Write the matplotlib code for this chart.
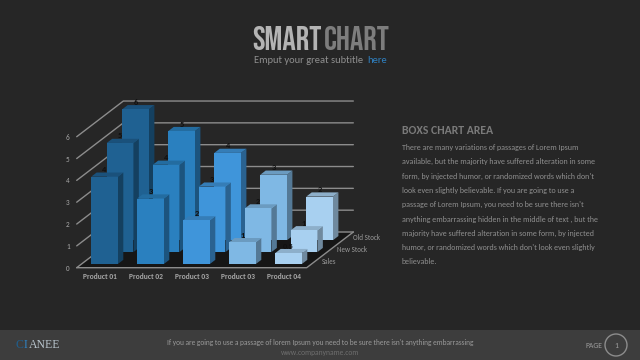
#!/usr/bin/env python3
import matplotlib
matplotlib.use('Agg')
import matplotlib.pyplot as plt
from matplotlib import font_manager as fm
from matplotlib.colors import to_rgb
from matplotlib.patches import Polygon, Rectangle, Circle

W, H = 640, 360

# chart values
products = ['Product 01', 'Product 02', 'Product 03', 'Product 03', 'Product 04']
series_names = ['Sales', 'New Stock', 'Old Stock']
sales = [4, 3, 2, 1, 0.5]
new_stock = [5, 4, 3, 2, 1]
old_stock = [6, 5, 4, 3, 2]
value_ticks = [0, 1, 2, 3, 4, 5, 6]
bar_colors = ['#1f6192', '#2a80bf', '#3f95da', '#7fb8e4', '#a8d0f0']

paragraph = [
    "There are many variations of passages of Lorem Ipsum",
    "available, but the majority have suffered alteration in some",
    "form, by injected humor, or randomized words which don't",
    "look even slightly believable. If you are going to use a",
    "passage of Lorem Ipsum, you need to be sure there isn't",
    "anything embarrassing hidden in the middle of text , but the",
    "majority have suffered alteration in some form, by injected",
    "humor, or randomized words which don't look even slightly",
    "believable.",
]


def pick(*names):
    have = {f.name for f in fm.fontManager.ttflist}
    for name in names:
        if name in have:
            return name
    return 'DejaVu Sans'


BODY = pick('Carlito', 'Lato')
TITLE = pick('Bebas Neue', 'Oswald', 'Archivo Narrow', 'Liberation Sans Narrow', 'Liberation Sans')
plt.rcParams['font.family'] = [BODY, 'DejaVu Sans']

fig = plt.figure(figsize=(6.4, 3.6), dpi=100, facecolor='#262626')


def ftext(x, y, s, **kw):
    kw.setdefault('va', 'center')
    return fig.text(x / W, 1 - y / H, s, **kw)


# footer band
fig.add_artist(Rectangle((0, 0), 1, 30 / H, transform=fig.transFigure,
                         facecolor='#3d3d3d', edgecolor='none', zorder=-1))

# chart axes: x in categories, y in value units, origin on the front left corner
left, bottom = 76.7, 267.7
right, top = 400, 90
ax = fig.add_axes([left / W, 1 - bottom / H, (right - left) / W, (bottom - top) / H])
ax.set_xlim(0, (right - left) / 46.0)
ax.set_ylim(0, (bottom - top) / 21.83)
ax.patch.set_alpha(0)
for s in ax.spines.values():
    s.set_visible(False)

# oblique depth, per series step
DX = 0.338
DY = 0.545


def project(x, v, d):
    return x + DX * d, v + DY * d


def face(points, color, z):
    ax.add_patch(Polygon([project(*p) for p in points], closed=True, facecolor=color,
                         edgecolor='none', zorder=z, clip_on=False))


def shade(color, k):
    return tuple(c * k for c in to_rgb(color))


# floor
n = len(products)
depth = len(series_names)
face([(0, 0, 0), (n, 0, 0), (n, 0, depth), (0, 0, depth)], '#161616', 1)
line_kw = dict(color='#8c8c8c', lw=1.0, clip_on=False, solid_capstyle='round')
for v in value_ticks:
    xs, ys = zip(project(0, v, 0), project(0, v, depth), project(n, v, depth))
    ax.plot(xs, ys, zorder=2, **line_kw)
xs, ys = zip(project(0, 0, 0), project(n, 0, 0), project(n, 0, depth))
ax.plot(xs, ys, zorder=2, **line_kw)

# bars, back row first
bar_w = 0.58
d0, d1 = 0.31, 0.66
for j, vals in reversed(list(enumerate([sales, new_stock, old_stock]))):
    for i, v in enumerate(vals):
        x0 = i + 0.5 - bar_w / 2
        x1 = x0 + bar_w
        z = 10 + (depth - j) * 3
        c = bar_colors[i]
        face([(x1, 0, j + d0), (x1, 0, j + d1), (x1, v, j + d1), (x1, v, j + d0)], shade(c, 0.66), z)
        face([(x0, v, j + d0), (x1, v, j + d0), (x1, v, j + d1), (x0, v, j + d1)], shade(c, 0.84), z)
        face([(x0, 0, j + d0), (x1, 0, j + d0), (x1, v, j + d0), (x0, v, j + d0)], c, z + 1)
        lx, ly = project(i + 0.5, v + 0.32, j + d0)
        ax.text(lx, ly, f'{v:g}', ha='center', va='center', fontsize=6, fontweight='bold',
                color='#101010', zorder=z + 2)

ax.set_xticks([i + 0.5 for i in range(n)], products)
ax.set_yticks(value_ticks, [str(v) for v in value_ticks])
ax.tick_params(axis='x', length=0, pad=3.5, labelsize=5.4, labelcolor='#a6a6a6')
ax.tick_params(axis='y', length=0, pad=5, labelsize=5.2, labelcolor='#a6a6a6')
for lab in ax.get_xticklabels():
    lab.set_fontweight('bold')

for j, name in enumerate(series_names):
    lx, ly = project(n + 0.16, 0, j + 0.5)
    ax.text(lx, ly, name, ha='left', va='center', fontsize=5, color='#9a9a9a', clip_on=False)

# header
ftext(252, 38, 'SMART', family=TITLE, fontsize=24, color='#b4b4b4')
ftext(324, 38, 'CHART', family=TITLE, fontsize=24, color='#7d7d7d')
ftext(254, 60.5, 'Emput your great subtitle', fontsize=7.6, color='#8f8f8f')
ftext(367, 60.5, 'here', fontsize=7.6, color='#2f80c0')

# side text
ftext(402, 130, 'BOXS CHART AREA', fontsize=8.5, fontweight='bold', color='#7a7a7a')
for i, line in enumerate(paragraph):
    ftext(402, 147.5 + i * 14.3, line, fontsize=5.8, color='#8f8f8f')

# footer text
ftext(16, 345, 'C', family='Liberation Serif', fontsize=8.5, color='#1f5f8e')
ftext(24, 345, 'I', family='Liberation Serif', fontsize=8.5, color='#2f86c8')
ftext(29, 345, 'ANEE', family='Liberation Serif', fontsize=8.5, color='#b8c4cc')
ftext(320, 343, "If you are going to use a passage of lorem Ipsum you need to be sure there isn't anything embarrassing",
      ha='center', fontsize=5.3, color='#9a9a9a')
ftext(320, 352, 'www.companyname.com', ha='center', fontsize=5.4, color='#6f6f6f')
ftext(585, 345, 'PAGE', fontsize=5.6, color='#9a9a9a')
circ_ax = fig.add_axes([604 / W, 1 - 357 / H, 24 / W, 24 / H])
circ_ax.set_xlim(-12, 12)
circ_ax.set_ylim(-12, 12)
circ_ax.axis('off')
circ_ax.add_patch(Circle((0, 0), 11, facecolor='none', edgecolor='#8c8c8c', lw=1))
circ_ax.text(0, 0, '1', ha='center', va='center', fontsize=5.6, color='#9a9a9a')

fig.savefig('out.png', dpi=100, facecolor=fig.get_facecolor())
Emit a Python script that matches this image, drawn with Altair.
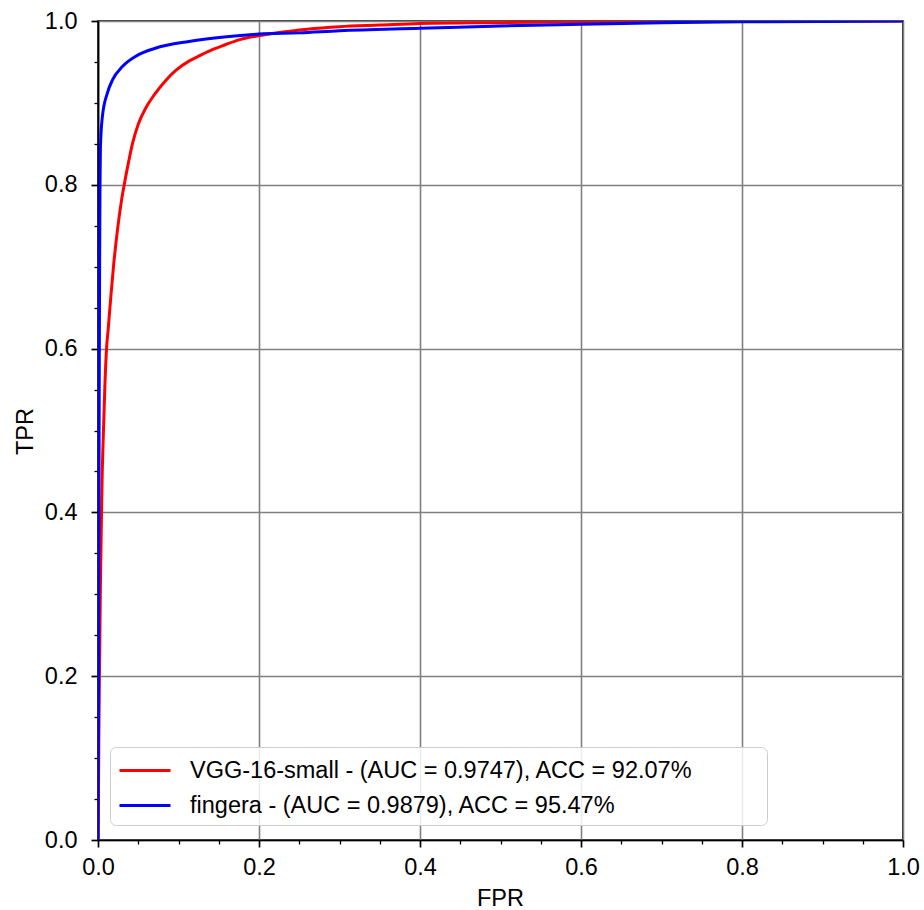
import altair as alt
import pandas as pd

# ROC curve points
vgg_fpr = [0, 0.0005, 0.001, 0.002, 0.003, 0.0043, 0.0051, 0.0068, 0.0085, 0.0106, 0.0126,
           0.0159, 0.0196, 0.0242, 0.0292, 0.0333, 0.038, 0.043, 0.05, 0.06, 0.07, 0.0847,
           0.097, 0.113, 0.127, 0.142, 0.158, 0.175, 0.2, 0.225, 0.26, 0.3, 0.35, 0.4, 0.5,
           0.6, 0.7, 0.8, 0.9, 1.0]
vgg_tpr = [0, 0.05, 0.12, 0.22, 0.31, 0.395, 0.44, 0.50, 0.553, 0.60, 0.623,
           0.663, 0.704, 0.745, 0.781, 0.804, 0.828, 0.851, 0.874, 0.895, 0.910, 0.928,
           0.940, 0.951, 0.958, 0.965, 0.971, 0.977, 0.982, 0.986, 0.990, 0.993, 0.995, 0.997,
           0.998, 0.999, 0.9995, 0.9998, 0.9999, 1.0]

fingera_fpr = [0, 0.0005, 0.001, 0.0015, 0.002, 0.0025, 0.003, 0.0054, 0.0116, 0.018, 0.030,
               0.047, 0.072, 0.113, 0.163, 0.2, 0.25, 0.3, 0.4, 0.5, 0.6, 0.7, 0.8, 0.9, 1.0]
fingera_tpr = [0, 0.15, 0.35, 0.55, 0.70, 0.80, 0.845, 0.883, 0.912, 0.928, 0.944,
               0.957, 0.967, 0.975, 0.981, 0.984, 0.9855, 0.988, 0.991, 0.994, 0.996, 0.998,
               0.999, 0.9995, 1.0]

series_names = ["VGG-16-small - (AUC = 0.9747), ACC = 92.07%",
                "fingera - (AUC = 0.9879), ACC = 95.47%"]
series_colors = ["#ff0000", "#0000ff"]

tick_values = [round(i * 0.05, 2) for i in range(21)]

df_vgg = pd.DataFrame({"FPR": vgg_fpr, "TPR": vgg_tpr, "model": series_names[0],
                       "order": range(len(vgg_fpr))})
df_fin = pd.DataFrame({"FPR": fingera_fpr, "TPR": fingera_tpr, "model": series_names[1],
                       "order": range(len(fingera_fpr))})

FONT = "Liberation Sans"
FS = 23.5
major = "abs(datum.value*5 - round(datum.value*5)) < 0.001"


def make_axis(title, is_x):
    common = dict(
        values=tick_values,
        title=title,
        labelExpr=f"({major}) ? format(datum.value, '.1f') : ''",
        tickSize={"condition": {"test": major, "value": 7}, "value": 4},
        tickWidth={"condition": {"test": major, "value": 1.7}, "value": 1.3},
        gridOpacity={"condition": {"test": major, "value": 1}, "value": 0},
        tickColor="black",
        domainColor="black",
        domainWidth=1.7,
        gridColor="#808080",
        gridWidth=1.6,
        labelFont=FONT,
        labelFontSize=FS,
        labelColor="black",
        titleFont=FONT,
        titleFontSize=FS,
        titleFontWeight="normal",
        titleColor="black",
    )
    if is_x:
        common.update(labelPadding=8, titleX=402, titleY=65, titleBaseline="alphabetic",
                      titleAlign="center", labelFlush=False, labelOverlap=False)
    else:
        common.update(labelPadding=14, titleX=-66, titleY=410, titleBaseline="alphabetic",
                      titleAlign="center", titleAngle=270, labelOverlap=False, labelFlush=False)
    return alt.Axis(**common)


x_enc = alt.X("FPR:Q", scale=alt.Scale(domain=[0, 1], nice=False, zero=False),
              axis=make_axis("FPR", True))
y_enc = alt.Y("TPR:Q", scale=alt.Scale(domain=[0, 1], nice=False, zero=False),
              axis=make_axis("TPR", False))
color_enc = alt.Color(
    "model:N",
    scale=alt.Scale(domain=series_names, range=series_colors),
    legend=alt.Legend(
        title="\u2003",
        titleOrient="right",
        titleFontSize=FS,
        titleFont=FONT,
        titlePadding=66,
        orient="none",
        legendX=12,
        legendY=726,
        symbolType="M-1,0H2.643",
        symbolSize=784,
        symbolStrokeWidth=3,
        symbolFillColor="transparent",
        labelFont=FONT,
        labelFontSize=FS,
        labelColor="black",
        labelOffset=41,
        labelLimit=1000,
        padding=8,
        rowPadding=8,
        fillColor="rgba(255,255,255,0.85)",
        strokeColor="#cccccc",
        cornerRadius=6,
    ),
)

line_vgg = alt.Chart(df_vgg).mark_line(strokeWidth=3, clip=True, interpolate="monotone").encode(
    x=x_enc, y=y_enc, color=color_enc, order="order:Q")
line_fin = alt.Chart(df_fin).mark_line(strokeWidth=3, clip=True, interpolate="monotone").encode(
    x=x_enc, y=y_enc, color=color_enc, order="order:Q")

chart = alt.layer(line_vgg, line_fin).properties(
    width=805,
    height=819,
    autosize=alt.AutoSizeParams(type="none"),
    padding={"left": 98, "top": 21, "right": 21, "bottom": 70},
    background="white",
).configure_view(stroke="black", strokeWidth=1.7)

chart.save("out.html", embed_options={"renderer": "svg", "actions": False})
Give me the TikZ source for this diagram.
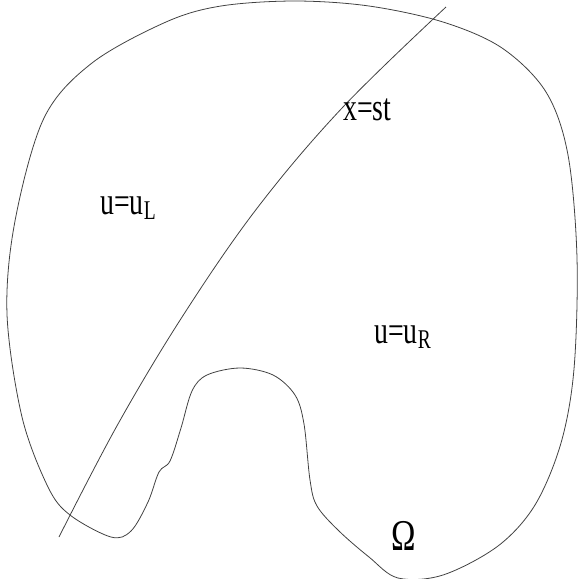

☆ ☆ ☆ ☆

_To do:_
Give back exactly the lines from the top of the records to the line containing "facecolor='#3d3d3d', edgecolor='none', zorder=-1))", both included, and no pictures.

_Worked answer:_
Write the matplotlib code for this chart.
#!/usr/bin/env python3
import matplotlib
matplotlib.use('Agg')
import matplotlib.pyplot as plt
from matplotlib import font_manager as fm
from matplotlib.colors import to_rgb
from matplotlib.patches import Polygon, Rectangle, Circle

W, H = 640, 360

# chart values
products = ['Product 01', 'Product 02', 'Product 03', 'Product 03', 'Product 04']
series_names = ['Sales', 'New Stock', 'Old Stock']
sales = [4, 3, 2, 1, 0.5]
new_stock = [5, 4, 3, 2, 1]
old_stock = [6, 5, 4, 3, 2]
value_ticks = [0, 1, 2, 3, 4, 5, 6]
bar_colors = ['#1f6192', '#2a80bf', '#3f95da', '#7fb8e4', '#a8d0f0']

paragraph = [
    "There are many variations of passages of Lorem Ipsum",
    "available, but the majority have suffered alteration in some",
    "form, by injected humor, or randomized words which don't",
    "look even slightly believable. If you are going to use a",
    "passage of Lorem Ipsum, you need to be sure there isn't",
    "anything embarrassing hidden in the middle of text , but the",
    "majority have suffered alteration in some form, by injected",
    "humor, or randomized words which don't look even slightly",
    "believable.",
]


def pick(*names):
    have = {f.name for f in fm.fontManager.ttflist}
    for name in names:
        if name in have:
            return name
    return 'DejaVu Sans'


BODY = pick('Carlito', 'Lato')
TITLE = pick('Bebas Neue', 'Oswald', 'Archivo Narrow', 'Liberation Sans Narrow', 'Liberation Sans')
plt.rcParams['font.family'] = [BODY, 'DejaVu Sans']

fig = plt.figure(figsize=(6.4, 3.6), dpi=100, facecolor='#262626')


def ftext(x, y, s, **kw):
    kw.setdefault('va', 'center')
    return fig.text(x / W, 1 - y / H, s, **kw)


# footer band
fig.add_artist(Rectangle((0, 0), 1, 30 / H, transform=fig.transFigure,
                         facecolor='#3d3d3d', edgecolor='none', zorder=-1))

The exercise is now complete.